SMOKESTACKS COLLAPSE

And the collapse of Soviet-era smokestack industries has sharply cut emissions in Kyoto participants such as Russia and Ukraine, outweighing sharply rising emissions in countries including Spain and Canada.

De Boer, from the Netherlands, said the fight against climate change would not work unless more nations were coaxed -- rather than cajoled -- into taking part.

President George W. Bush pulled out of Kyoto in 2001, saying that it would damage the US economy and wrongly excluded developing nations from the 2012 goals. The United States is by far the world's biggest emitter of greenhouse gases.

De Boer said that many savings could be made in energy use, for instance, by replacing ageing coal-fired power plants. And he said that cost estimates, for instance by one leading sceptic that Kyoto would cost US$150 billion a year, were short-sighted.

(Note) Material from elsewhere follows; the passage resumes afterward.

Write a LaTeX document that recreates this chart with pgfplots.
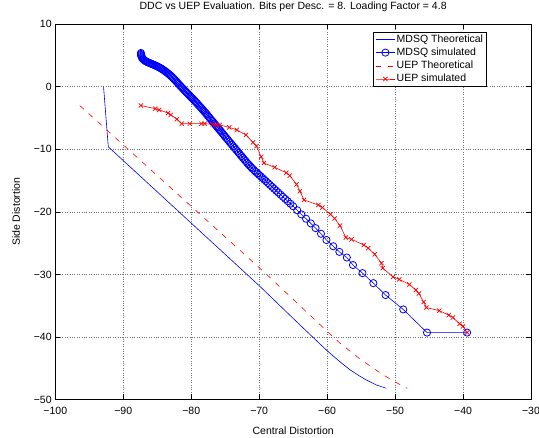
\documentclass[border=0pt]{standalone}
\usepackage{fontspec}
\setmainfont{Liberation Sans}
\usepackage{pgfplots}
\pgfplotsset{compat=1.18}

\begin{document}
\fontsize{10.5}{12.6}\selectfont
\begin{tikzpicture}
\useasboundingbox (-55.3pt,-38.5pt) rectangle (483.7pt,399.5pt);
\begin{axis}[
    at={(0,0)}, anchor=south west,
    scale only axis,
    width=475.7pt, height=375.3pt,
    xmin=-100, xmax=-30, ymin=-50, ymax=10,
    xtick={-100,-90,...,-30},
    ytick={-50,-40,...,10},
    xticklabels={−100,−90,−80,−70,−60,−50,−40,−30},
    yticklabels={−50,−40,−30,−20,−10,0,10},
    xticklabel style={yshift=-4pt},
    tick align=inside,
    major tick length=5pt,
    tick style={black, line width=0.6pt},
    axis line style={line width=0.8pt},
    grid=major,
    grid style={dotted, black!55, line width=0.5pt},
    title={DDC vs UEP Evaluation. Bits per Desc. = 8. Loading Factor = 4.8},
    title style={at={(axis description cs:0.5,1.0226)}, anchor=base},
    xlabel={Central Distortion},
    xlabel style={at={(axis description cs:0.5,-0.0946)}, anchor=base},
    ylabel={Side Distortion},
    ylabel style={at={(axis description cs:-0.0746,0.5)}, anchor=base},
    legend image code/.code={\draw[mark repeat=2,mark phase=2,#1] plot coordinates {(0pt,0pt)(9.5pt,0pt)(19pt,0pt)};},
    legend cell align=left,
    legend style={at={(0.6685,0.98)}, anchor=north west,
        draw=black, line width=0.6pt, fill=white,
        inner xsep=2pt, inner ysep=1pt, row sep=0.4pt,
        nodes={inner sep=1.5pt, text height=7.6pt, text depth=2.2pt},
        font=\fontsize{10.5}{12.6}\selectfont},
]
% MDSQ theoretical
\addplot[blue, line width=0.6pt] coordinates {
    (-92.9,0) (-92.2,-9.6) (-70,-31.8) (-63.5,-38.6) (-60,-42.2)
    (-58.3,-43.8) (-56.7,-45.2) (-55.3,-46.2) (-54.2,-46.9) (-52.7,-47.7) (-51.3,-48.2)
};
\addlegendentry{MDSQ Theoretical}
% MDSQ simulated (dense near the head)
\addplot[blue, line width=0.6pt, mark=o, mark size=3.6pt, mark options={solid, line width=0.8pt}] coordinates {
    (-87.40,5.40) (-87.40,5.25) (-87.38,5.10) (-87.35,4.95) (-87.30,4.80) (-87.24,4.66)
    (-87.16,4.52) (-87.06,4.40) (-86.95,4.28) (-86.82,4.17) (-86.68,4.07) (-86.52,3.98)
    (-86.36,3.90) (-86.20,3.82) (-86.04,3.75) (-85.88,3.68) (-85.72,3.61) (-85.56,3.54)
    (-85.40,3.46) (-85.24,3.38) (-85.08,3.30) (-84.92,3.21) (-84.76,3.12) (-84.60,3.03)
    (-84.44,2.93) (-84.28,2.82) (-84.12,2.70) (-83.96,2.58) (-83.80,2.45) (-83.64,2.32)
    (-83.48,2.18) (-83.32,2.04) (-83.16,1.89) (-83.00,1.74) (-82.84,1.58) (-82.68,1.41)
    (-82.52,1.23) (-82.36,1.05) (-82.20,0.86) (-82.04,0.67) (-81.88,0.48) (-81.72,0.28)
    (-81.56,0.09) (-81.40,-0.10) (-81.24,-0.28) (-81.08,-0.46) (-80.92,-0.64) (-80.76,-0.82)
    (-80.60,-1.00) (-80.44,-1.18) (-80.28,-1.36) (-80.12,-1.54) (-79.96,-1.72) (-79.80,-1.90)
    (-79.64,-2.08) (-79.48,-2.27) (-79.32,-2.45) (-79.16,-2.64) (-79.00,-2.83) (-78.84,-3.02)
    (-78.68,-3.21) (-78.52,-3.40) (-78.36,-3.60) (-78.20,-3.80) (-78.04,-4.00) (-77.88,-4.20)
    (-77.72,-4.41) (-77.56,-4.62) (-77.40,-4.83) (-77.24,-5.04) (-77.08,-5.25) (-76.92,-5.46)
    (-76.76,-5.67) (-76.60,-5.88) (-76.44,-6.09) (-76.28,-6.30) (-76.12,-6.51) (-75.96,-6.72)
    (-75.80,-6.93) (-75.64,-7.14) (-75.48,-7.35) (-75.32,-7.56) (-75.16,-7.77) (-75.00,-7.98)
    (-74.80,-8.24) (-74.60,-8.50) (-74.40,-8.76) (-74.20,-9.02) (-74.00,-9.28) (-73.80,-9.54)
    (-73.60,-9.80) (-73.40,-10.06) (-73.20,-10.32) (-73.00,-10.58) (-72.80,-10.84) (-72.60,-11.10)
    (-72.40,-11.36) (-72.20,-11.62) (-72.00,-11.88) (-71.80,-12.13) (-71.60,-12.38) (-71.40,-12.62)
    (-71.20,-12.85) (-71.00,-13.08) (-70.75,-13.35) (-70.50,-13.60) (-70.25,-13.85) (-70.00,-14.10)
    (-69.75,-14.35) (-69.50,-14.60) (-69.25,-14.85) (-69.00,-15.10) (-68.70,-15.40) (-68.40,-15.70)
    (-68.10,-16.00) (-67.80,-16.30) (-67.50,-16.60) (-67.20,-16.90) (-66.85,-17.25) (-66.50,-17.60)
    (-66.15,-17.95) (-65.80,-18.30) (-65.40,-18.70) (-65.00,-19.10) (-64.40,-19.75) (-63.80,-20.40)
    (-63.10,-21.10) (-62.40,-21.85) (-61.70,-22.60) (-60.90,-23.50) (-60.10,-24.50) (-59.10,-25.50)
    (-58.20,-26.40) (-57.10,-27.30) (-56.20,-28.50) (-54.80,-29.80) (-53.20,-31.40) (-51.40,-33.30)
    (-48.80,-35.60) (-45.30,-39.30) (-39.40,-39.30)
};
\addlegendentry{MDSQ simulated}
% UEP theoretical
\addplot[red, line width=0.6pt, dash pattern=on 5.5pt off 6.5pt] coordinates {
    (-96.4,-3.0) (-79.1,-20.0) (-69.0,-29.9) (-59.7,-39.4) (-58.1,-41.0)
    (-55.2,-43.5) (-52.0,-45.9) (-50.3,-47.0) (-48.8,-47.9) (-48.2,-48.2)
};
\addlegendentry{UEP Theoretical}
% UEP simulated
\addplot[red, line width=0.6pt, mark=x, mark size=3pt, mark options={solid, line width=0.7pt}] coordinates {
    (-87.4,-3.0) (-85.3,-3.5) (-84.7,-3.7) (-83.4,-4.2) (-83.0,-4.5) (-82.1,-5.2)
    (-81.4,-5.9) (-80.2,-5.9) (-78.5,-5.9) (-78.0,-5.9) (-76.85,-6.0) (-76.3,-6.1)
    (-75.8,-6.1) (-74.4,-6.5) (-73.3,-6.9) (-71.95,-7.7) (-70.9,-8.9) (-70.4,-9.5)
    (-69.7,-11.2) (-69.3,-12.2) (-67.7,-12.9) (-66.0,-13.75) (-65.5,-14.2) (-64.5,-15.6)
    (-64.0,-16.7) (-63.4,-18.1) (-61.3,-18.9) (-60.7,-19.3) (-59.5,-20.4) (-58.9,-21.05)
    (-58.1,-22.2) (-57.25,-24.1) (-56.4,-24.4) (-54.6,-25.3) (-53.96,-25.8) (-52.99,-26.8)
    (-52.0,-28.2) (-51.8,-29.0) (-50.3,-30.4) (-49.4,-30.8) (-47.9,-31.6) (-46.95,-32.5)
    (-46.5,-33.05) (-45.8,-34.4) (-45.4,-35.3) (-43.5,-35.8) (-42.1,-36.5) (-41.5,-36.9)
    (-40.5,-37.9) (-40.0,-38.3) (-39.4,-39.3)
};
\addlegendentry{UEP simulated}
\end{axis}
\end{tikzpicture}
\end{document}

"If you take the example of my own country, you could say it costs a lot to raise the dikes to be prepared for a sea level rise of 50 cm. But if you look at the economic value of the hinterland that the dike is protecting the cost of the dike is rather irrelevant."

In the longer term, he said that developing nations were also "a critical part" of the solution. China and India, the most populous countries on earth, have fast-growing economies.

"I haven't heard of anyone calling for an absolute cap on the emissions of developing countries," he said, adding that they should get incentives to slow the rise of emissions.

Incentives might include, for instance, a new "energy programme financing mechanism, that helps large developing countries to cover the costs of greening their economic growth and their energy consumption," he said.